I’m in the process of breaking. In some moments I feel completely broken. We’ve all been there, right? There’s that overly-pinned Leonard Cohen lyric about how cracks are what lets the light in. It’s true, though. Breakthroughs must be like that- never one single break, but rather gradual shifts…tiny cracks that reveal or expose what was once unseen and intangible. And it’s an active process. To continue breaking is an option I will always have. It’s the “through” part that I have trouble committing to. That part is scary. That means I have to find the flaw and see through it. It means that I some point, in order to get anywhere, I have to shift my actions to a forward and through direction.
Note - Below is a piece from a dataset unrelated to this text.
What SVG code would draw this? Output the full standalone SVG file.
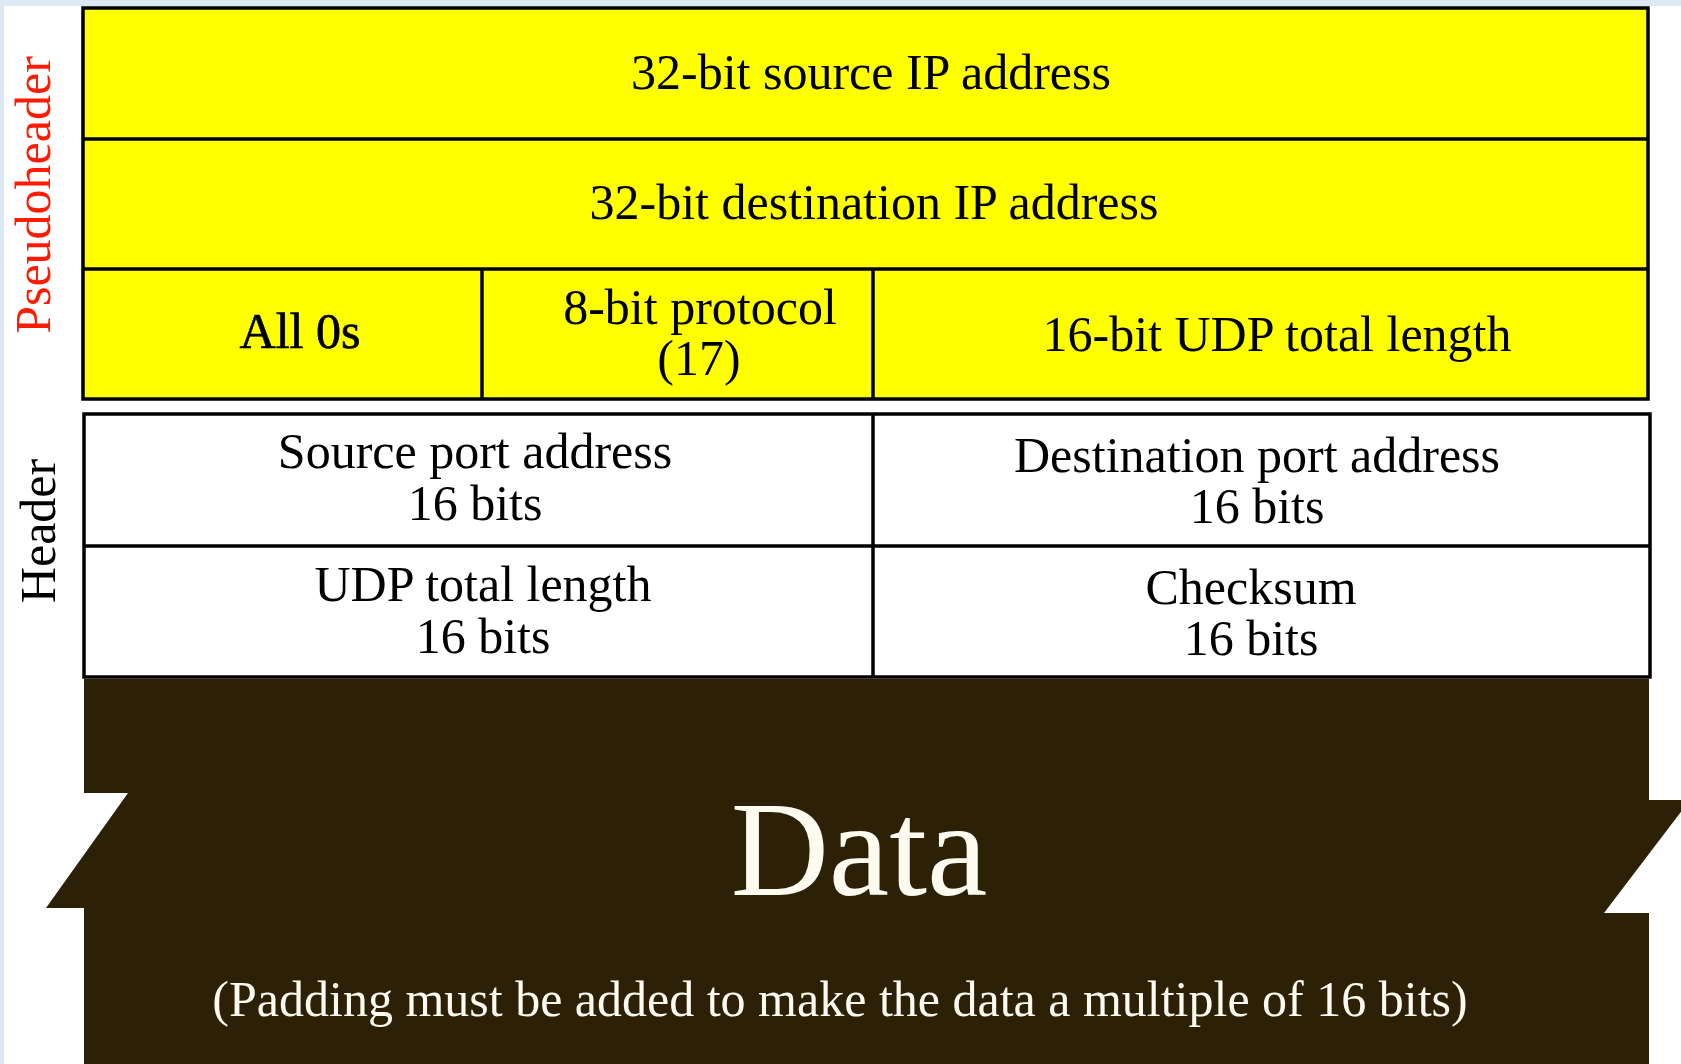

It means I have to take a break from the internal mind chatter that doesn’t actually benefit me. It means I have to finds ways to make use of the time I spent devoted to all these old habits and ways of thinking. And it means I must stay mindful of all thee above.

While breaking is unpleasant and disorienting, I realize that when we break…newness and freshness floods in. It’s different, but it doesn’t have to be scary. I can lean into that. I can embrace the pain of the cracking if it means I’m breaking for a good sob and surrender. For the most raw and pure form of faith. For new adventures and relationships. For the breathlessness of anticipation. For discovering that I’m capable of this. For sunflowers and sweaty yoga mats. For new eyes and a wiser heart. I can break for those things. 

Away with the notion that breaking is about isolation, gross imperfection, and all things depressing.

Usher in the truth that breaking is about movement, growth, and light. God is in the beauty, sacredness, and humble gratification of the breaking.